Klager verzoekt om het beroep mondeling te mogen toelichten en om bij gegrondverklaring van het beroep de proceskosten te vergoeden.

Standpunt van de directeur
De directeur heeft kenbaar gemaakt dat hij geen nadere opmerkingen heeft naar aanleiding van de uitspraak van de beklagrechter. 


    
3. De beoordeling
Klager heeft verzocht het beroep mondeling te mogen toelichten. Dit verzoek is niet onderbouwd, terwijl de stukken voldoende informatie bevatten om het beroep te kunnen beoordelen. De beroepscommissie wijst het verzoek daarom af.

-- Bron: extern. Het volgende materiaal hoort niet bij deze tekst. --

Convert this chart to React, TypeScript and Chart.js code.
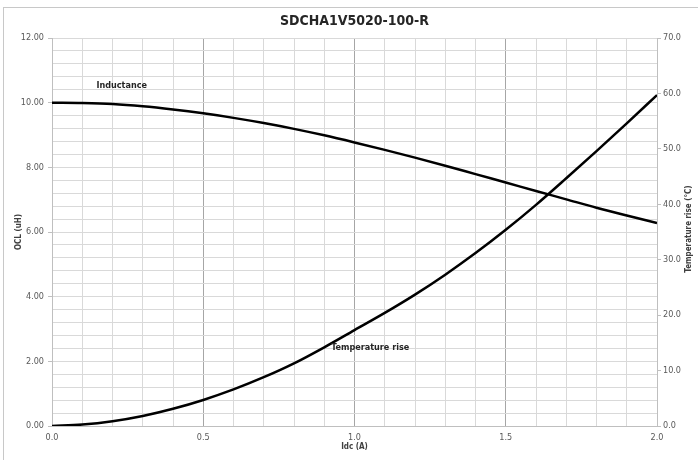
import React, { useEffect, useRef } from "react";
import { Chart, registerables } from "chart.js";

Chart.register(...registerables);

const chartTitle = "SDCHA1V5020-100-R";
const xAxisTitle = "Idc (A)";
const leftAxisTitle = "OCL (uH)";
const rightAxisTitle = "Temperature rise (°C)";
const inductanceLabel = "Inductance";
const temperatureLabel = "Temperature rise";

const currentA = [0.0, 0.1, 0.2, 0.3, 0.4, 0.5, 0.6, 0.7, 0.8, 0.9, 1.0, 1.1, 1.2, 1.3, 1.4, 1.5, 1.6, 1.7, 1.8, 1.9, 2.0];
const inductance = [10.0, 9.99, 9.96, 9.89, 9.79, 9.67, 9.53, 9.37, 9.19, 8.99, 8.77, 8.54, 8.3, 8.05, 7.79, 7.53, 7.27, 7.01, 6.75, 6.51, 6.28];
const temperatureRise = [0.0, 0.25, 0.85, 1.8, 3.1, 4.7, 6.6, 8.8, 11.3, 14.2, 17.3, 20.4, 23.7, 27.3, 31.2, 35.4, 39.9, 44.7, 49.6, 54.6, 59.7];

// label anchor positions (data coordinates)
const inductanceLabelPos = { x: 0.147, y: 10.52 };
const temperatureLabelPos = { x: 0.923, y: 14.1 };

const FONT = "'Liberation Sans Narrow', 'DejaVu Sans Condensed', 'Liberation Sans', sans-serif";

const isMult = (v: number, step: number) => Math.abs(v / step - Math.round(v / step)) < 1e-6;

const overlayPlugin = {
  id: "overlay",
  beforeDraw(chart: any) {
    const { ctx, width, height } = chart;
    ctx.save();
    ctx.fillStyle = "#ffffff";
    ctx.fillRect(0, 0, width, height);
    ctx.strokeStyle = "#c8c8c8";
    ctx.lineWidth = 1;
    ctx.strokeRect(3.5, 7.5, width + 10, height + 10);
    ctx.restore();
  },
  afterDraw(chart: any) {
    const { ctx, chartArea, scales } = chart;
    const cx = (chartArea.left + chartArea.right) / 2;
    const cy = (chartArea.top + chartArea.bottom) / 2;
    ctx.save();
    ctx.fillStyle = "#262626";
    ctx.textAlign = "center";
    ctx.textBaseline = "middle";
    ctx.font = `bold 14px ${FONT}`;
    ctx.fillText(chartTitle, cx, 21);

    ctx.font = `bold 8px ${FONT}`;
    ctx.fillStyle = "#404040";
    ctx.fillText(xAxisTitle, cx, 447);

    ctx.save();
    ctx.translate(19, cy);
    ctx.rotate(-Math.PI / 2);
    ctx.fillText(leftAxisTitle, 0, 0);
    ctx.restore();

    ctx.save();
    ctx.translate(689, cy - 3);
    ctx.rotate(-Math.PI / 2);
    ctx.fillText(rightAxisTitle, 0, 0);
    ctx.restore();

    ctx.font = `bold 9px ${FONT}`;
    ctx.fillStyle = "#262626";
    ctx.textAlign = "left";
    ctx.fillText(
      inductanceLabel,
      scales.x.getPixelForValue(inductanceLabelPos.x),
      scales.y.getPixelForValue(inductanceLabelPos.y)
    );
    ctx.fillText(
      temperatureLabel,
      scales.x.getPixelForValue(temperatureLabelPos.x),
      scales.y1.getPixelForValue(temperatureLabelPos.y)
    );
    ctx.restore();
  },
};

export default function App() {
  const ref = useRef<HTMLCanvasElement>(null);

  useEffect(() => {
    document.body.style.margin = "0";
    const canvas = ref.current!;
    const chart = new Chart(canvas, {
      type: "scatter",
      data: {
        datasets: [
          {
            label: inductanceLabel,
            data: currentA.map((x, i) => ({ x, y: inductance[i] })),
            showLine: true,
            borderColor: "#000000",
            borderWidth: 2.5,
            pointRadius: 0,
            cubicInterpolationMode: "monotone",
            yAxisID: "y",
          },
          {
            label: temperatureLabel,
            data: currentA.map((x, i) => ({ x, y: temperatureRise[i] })),
            showLine: true,
            borderColor: "#000000",
            borderWidth: 2.5,
            pointRadius: 0,
            cubicInterpolationMode: "monotone",
            yAxisID: "y1",
          },
        ],
      },
      options: {
        animation: false,
        responsive: false,
        layout: { padding: { top: 38, left: 0, right: 0, bottom: 0 } },
        plugins: {
          legend: { display: false },
          tooltip: { enabled: false },
          title: { display: false },
        },
        scales: {
          x: {
            type: "linear",
            min: 0,
            max: 2,
            afterFit: (s: any) => {
              s.height = 34;
            },
            ticks: {
              stepSize: 0.1,
              autoSkip: false,
              maxRotation: 0,
              padding: 6,
              color: "#595959",
              font: { family: FONT, size: 9 },
              callback: (v: any) => (isMult(Number(v), 0.5) ? Number(v).toFixed(1) : ""),
            },
            grid: {
              drawTicks: false,
              color: (c: any) => (c.tick && isMult(c.tick.value, 0.5) ? "#a6a6a6" : "#d9d9d9"),
            },
            border: { color: "#bfbfbf" },
          },
          y: {
            type: "linear",
            position: "left",
            min: 0,
            max: 12,
            afterFit: (s: any) => {
              s.width = 52;
            },
            ticks: {
              stepSize: 0.4,
              autoSkip: false,
              padding: 4,
              color: "#595959",
              font: { family: FONT, size: 9 },
              callback: (v: any) => (isMult(Number(v), 2) ? Number(v).toFixed(2) : ""),
            },
            grid: {
              color: "#d9d9d9",
              tickLength: 4,
              tickColor: (c: any) => (c.tick && isMult(c.tick.value, 2) ? "#bfbfbf" : "rgba(0,0,0,0)"),
            },
            border: { color: "#bfbfbf" },
          },
          y1: {
            type: "linear",
            position: "right",
            min: 0,
            max: 70,
            afterFit: (s: any) => {
              s.width = 41;
            },
            ticks: {
              stepSize: 10,
              padding: 2,
              color: "#595959",
              font: { family: FONT, size: 9 },
              callback: (v: any) => Number(v).toFixed(1),
            },
            grid: {
              drawOnChartArea: false,
              tickLength: 4,
              tickColor: "#bfbfbf",
            },
            border: { color: "#bfbfbf" },
          },
        },
      },
      plugins: [overlayPlugin],
    } as any);
    return () => chart.destroy();
  }, []);

  return (
    <div style={{ width: 698, height: 460 }}>
      <canvas ref={ref} width={698} height={460} style={{ display: "block" }} />
    </div>
  );
}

Voor zover wordt geklaagd over de procedure bij de beklagrechter is dat voor de behandeling van het beroep niet relevant, omdat het beklag in beroep opnieuw wordt beoordeeld. De beroepscommissie gaat daaraan voorbij. 

Uit de stukken leidt de beroepscommissie af dat klagers klacht enerzijds ziet op het onjuist vertalen door een medewerker bij het tolken van een gesprek tussen hem en de directeur in het kader van het afhandelen van een schriftelijk verslag. Anderzijds zou diezelfde medewerker klager onheus hebben bejegend, racistisch hebben behandeld en hebben bedreigd.

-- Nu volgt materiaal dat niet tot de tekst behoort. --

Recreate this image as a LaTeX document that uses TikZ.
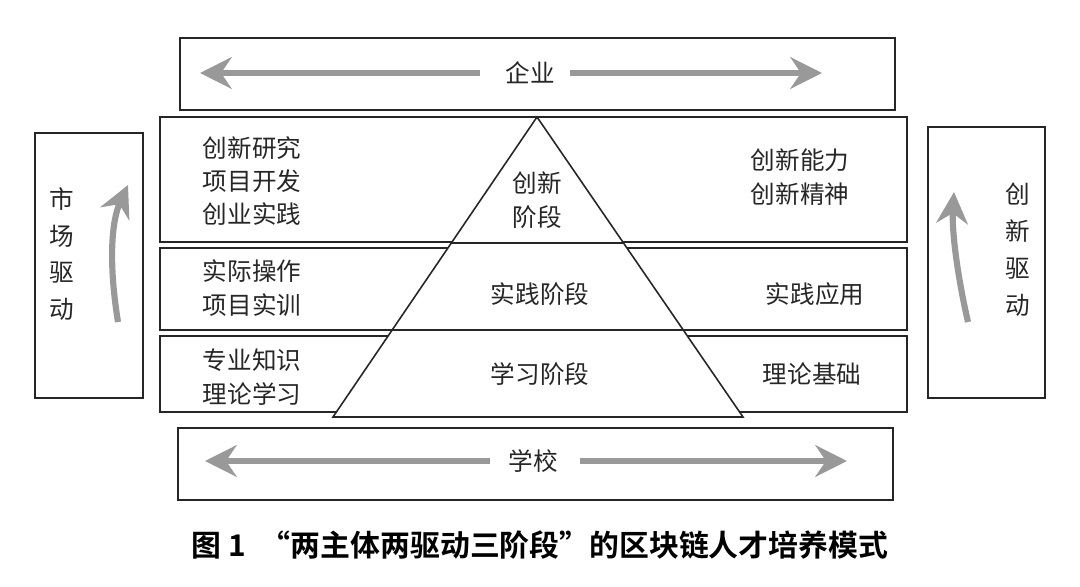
\documentclass[tikz,border=0pt]{standalone}
\usepackage{fontspec}
\setmainfont{Noto Sans CJK SC}
\newfontfamily\capfont{Noto Sans CJK SC Bold}
\usetikzlibrary{arrows.meta,calc}
\tikzset{
 box/.style={draw=black!85,line width=0.9pt},
 lbl/.style={font=\fontsize{14}{18}\selectfont,text=black!85,align=center,inner sep=0pt},
 garr/.style={draw=black!40,line width=3.5pt,-{Stealth[length=18pt,width=18pt,inset=6pt]}},
}
\begin{document}
\begin{tikzpicture}[x=0.02cm,y=-0.02cm]
\useasboundingbox (0,0) rectangle (1080,587);
% top
\draw[box] (180,38) rectangle (895,110);
\node[lbl] (qy) at (530,73) {企业};
\coordinate (qa) at (480,73); \coordinate (qb) at (200,73);
\coordinate (qc) at (570,73); \coordinate (qd) at (822,73);
\draw[garr] (qa) -- (qb); \draw[garr] (qc) -- (qd);
% bottom
\draw[box] (178,428) rectangle (893,500);
\node[lbl] (xx) at (533,461) {学校};
\coordinate (xa) at (490,461); \coordinate (xb) at (205,461);
\coordinate (xc) at (580,461); \coordinate (xd) at (847,461);
\draw[garr] (xa) -- (xb); \draw[garr] (xc) -- (xd);
% side boxes
\draw[box] (35,133) rectangle (143,398);
\node[lbl,align=center] (sc) at (62,254) {市\\[3pt]场\\[3pt]驱\\[3pt]动};
\coordinate (la) at (118,322); \coordinate (lb) at (128,185);
\draw[garr] (la) .. controls (108,260) and (112,220) .. (lb);
\draw[box] (928,127) rectangle (1045,398);
\node[lbl] (cx) at (1018,250) {创\\[3pt]新\\[3pt]驱\\[3pt]动};
\coordinate (ra) at (968,322); \coordinate (rb) at (954,192);
\draw[garr] (ra) .. controls (955,265) and (952,225) .. (rb);
% rows
\draw[box] (160,117) rectangle (907,242);
\draw[box] (160,248) rectangle (907,330);
\draw[box] (160,336) rectangle (907,412);
% triangle
\coordinate (ap) at (537,117); \coordinate (bl) at (333,417); \coordinate (br) at (743,417);
\draw[box,fill=white] (ap) -- (bl) -- (br) -- cycle;
\draw[box] ($(ap)!0.42!(bl)$) -- ($(ap)!0.42!(br)$);
\draw[box] ($(ap)!0.71!(bl)$) -- ($(ap)!0.71!(br)$);
% texts
\node[lbl] (t1) at (252,181) {创新研究\\[1pt]项目开发\\[1pt]创业实践};
\node[lbl] (t2) at (800,177) {创新能力\\[1pt]创新精神};
\node[lbl] (t3) at (537,200) {创新\\[1pt]阶段};
\node[lbl] (t4) at (252,288) {实际操作\\[1pt]项目实训};
\node[lbl] (t5) at (540,294) {实践阶段};
\node[lbl] (t6) at (815,294) {实践应用};
\node[lbl] (t7) at (252,377) {专业知识\\[1pt]理论学习};
\node[lbl] (t8) at (540,374) {学习阶段};
\node[lbl] (t9) at (812,374) {理论基础};
\node[font=\capfont\fontsize{17}{20}\selectfont,inner sep=0pt] (cap) at (540,545) {图 1\enspace“两主体两驱动三阶段”的区块链人才培养模式};
\end{tikzpicture}
\end{document}
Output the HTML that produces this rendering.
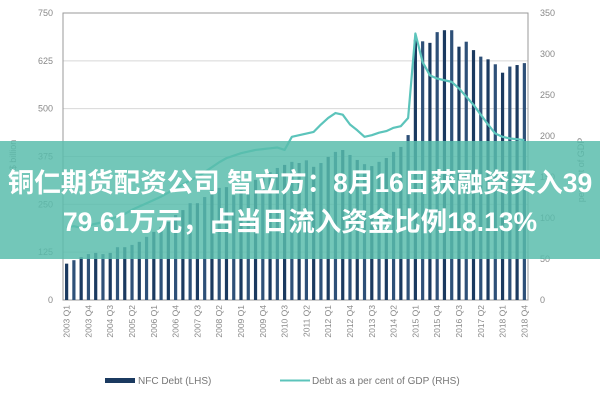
<!DOCTYPE html>
<html><head><meta charset="utf-8"><style>
html,body{margin:0;padding:0;background:#fff;}
#wrap{position:relative;width:600px;height:400px;overflow:hidden;font-family:"Liberation Sans","Noto Sans CJK SC",sans-serif;}
#band{position:absolute;left:0;top:141px;width:600px;height:118px;background:rgba(88,188,172,0.84);}
.t{position:absolute;left:0;width:600px;text-align:center;color:#fff;font-weight:bold;font-size:26.5px;line-height:32px;font-family:"Liberation Sans","Noto Sans CJK SC",sans-serif;white-space:nowrap;}
</style></head><body>
<div id="wrap">
<svg id="chart" width="600" height="400"></svg>
<div id="band">
<div class="t" style="top:26px">铜仁期货配资公司 智立方：8月16日获融资买入39</div>
<div class="t" style="top:65px">79.61万元，占当日流入资金比例18.13%</div>
</div>
</div>
<script>
const quarters=[];for(let y=2003;y<=2018;y++)for(let q=1;q<=4;q++)quarters.push(y+' Q'+q);
const debtValues=[95,104,112,120,123,120,123,138,138,144,152,165,178,191,204,222,235,253,253,269,287,293,295,274,287,306,314,321,334,345,353,361,358,365,348,358,374,387,392,379,366,355,350,361,371,387,400,431,680,676,672,700,705,705,662,675,653,636,629,616,594,610,614,619];
const gdpPct=[89,90,88,91,93,95,98,102,105,110,114,118,122,126,131,136,141,146,150,156,162,168,173,176,179,181,183,184,185,186,183,199,201,203,205,214,222,228,226,214,207,199,201,204,206,210,212,222,325,290,274,270,268,266,258,248,238,226,214,203,199,197,196,195];
const leftTicks=[0,125,250,375,500,625,750];
const rightTicks=[0,50,100,150,200,250,300,350];
const NS='http://www.w3.org/2000/svg';
const svg=document.getElementById('chart');
const X0=63,X1=528,Y0=300,Y1=13;
const step=(X1-X0)/quarters.length;
const xC=i=>X0+step*(i+0.5);
const yL=v=>Y0-(v/750)*(Y0-Y1);
const yR=v=>Y0-(v/350)*(Y0-Y1);
function mk(tag,attrs,parent){const e=document.createElementNS(NS,tag);for(const k in attrs)e.setAttribute(k,attrs[k]);(parent||svg).appendChild(e);return e;}
leftTicks.forEach(v=>{
 const g=mk('line',{x1:X0,x2:X1,y1:yL(v),y2:yL(v),stroke:'#d8d8d8','stroke-width':1});
 
 
 const t=mk('text',{x:X0-10,y:yL(v)+3,'text-anchor':'end','font-size':9,fill:'#888'});
 t.textContent=v;
 
 
});
rightTicks.forEach(v=>{
 const t=mk('text',{x:X1+12,y:yR(v)+3,'text-anchor':'start','font-size':9,fill:'#888'});
 t.textContent=v;
 
 
});
const frame=mk('rect',{x:X0,y:Y1,width:X1-X0,height:Y0-Y1,fill:'none',stroke:'#999','stroke-width':1});


debtValues.forEach((v,i)=>{
 const b=mk('rect',{x:xC(i)-1.6,y:yL(v),width:3.2,height:Y0-yL(v),fill:(i%2?'#2e5078':'#1b3a60')});
 
 
});
const pts=gdpPct.map((v,i)=>xC(i)+','+yR(v)).join(' ');
const pl=mk('polyline',{points:pts,fill:'none',stroke:'#5cc4bb','stroke-width':2.2,'stroke-linejoin':'round'});


quarters.forEach((q,i)=>{
 if(i%3!==0)return;
 const t=mk('text',{transform:'translate('+(xC(i)+3)+',305) rotate(-90)','text-anchor':'end','font-size':8.5,fill:'#888'});
 t.textContent=q;
 
 
});
let at=mk('text',{transform:'translate(16,155) rotate(-90)','text-anchor':'middle','font-size':9,fill:'#888'});
at.textContent='$ billion';


at=mk('text',{transform:'translate(584,170) rotate(-90)','text-anchor':'middle','font-size':9,fill:'#888'});
at.textContent='per cent of GDP';


let s=mk('rect',{x:105,y:378,width:30,height:5,fill:'#1b3a60'});


let lt=mk('text',{x:138,y:384,'font-size':10,fill:'#777'});
lt.textContent='NFC Debt (LHS)';


s=mk('line',{x1:280,x2:310,y1:380.5,y2:380.5,stroke:'#5cc4bb','stroke-width':2});


lt=mk('text',{x:312,y:384,'font-size':10,fill:'#777'});
lt.textContent='Debt as a per cent of GDP (RHS)';


</script>
</body></html>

Onjuist vertalen bij hoorgesprek
Volgens klager was sprake van foutief vertalen door een medewerker bij een hoorgesprek met de directeur. De beroepscommissie leidt daaruit af dat klager feitelijk opkomt tegen een vermeend vormverzuim; hij stelt niet goed te zijn gehoord voorafgaand aan het opleggen van een disciplinaire straf. Tegen vormverzuimen staat geen afzonderlijk beklag open (vergelijk RSJ 16 februari 2024, 21/22388/GA, 21/22389/GA, 21/22390/GA en 21/22391/GA). Indien klager het niet eens is met de manier waarop het horen heeft plaatsgevonden, kan hij dat aan de orde stellen bij een beklag tegen het opleggen van de disciplinaire straf. In het kader van die beslissing kan het hoorgesprek dan worden beoordeeld. Uit wat klager naar voren heeft gebracht, kan niet worden afgeleid dat het zijn bedoeling is geweest op te komen tegen de disciplinaire straf.

Bejegening 
Het (vermeend) onheus bejegenen van klager door de medewerker, door hem op enig moment racistisch te benaderen en te bedreigen, is geen beslissing van de directeur en zou ook geen structurele en belangrijke tekortkoming in de verzorgende taken van de directeur kunnen zijn. Het gaat hier om bejegening (eerder werd dergelijk handelen ook wel ‘puur feitelijk handelen’ genoemd). Daartegen kan volgens vaste jurisprudentie niet worden geklaagd. 

Conclusie 
Gelet op het voorgaande is de beroepscommissie van oordeel dat de beklagrechter klager terecht niet-ontvankelijk in zijn beklag heeft verklaard. Het beroep zal daarom ongegrond worden verklaard en de uitspraak van de beklagrechter zal worden bevestigd, met aanvulling van de gronden.

Naar aanleiding van het verzoek van klagers raadsman om de proceskosten te vergoeden (hoewel het beroep dus niet gegrond wordt verklaard), overweegt de beroepscommissie dat de Penitentiaire beginselenwet een dergelijke mogelijkheid niet kent.

 

4. De uitspraak
De beroepscommissie verklaart het beroep ongegrond en bevestigt de uitspraak van de beklagrechter, met aanvulling van de gronden.


Deze uitspraak is op 23 mei 2024 gedaan door de beroepscommissie, bestaande uit 
mr. A. van Holten, voorzitter, mr. E. Dinjens en mr. S. Woudman-Bijl, leden, bijgestaan door mr. M. Simpelaar, secretaris.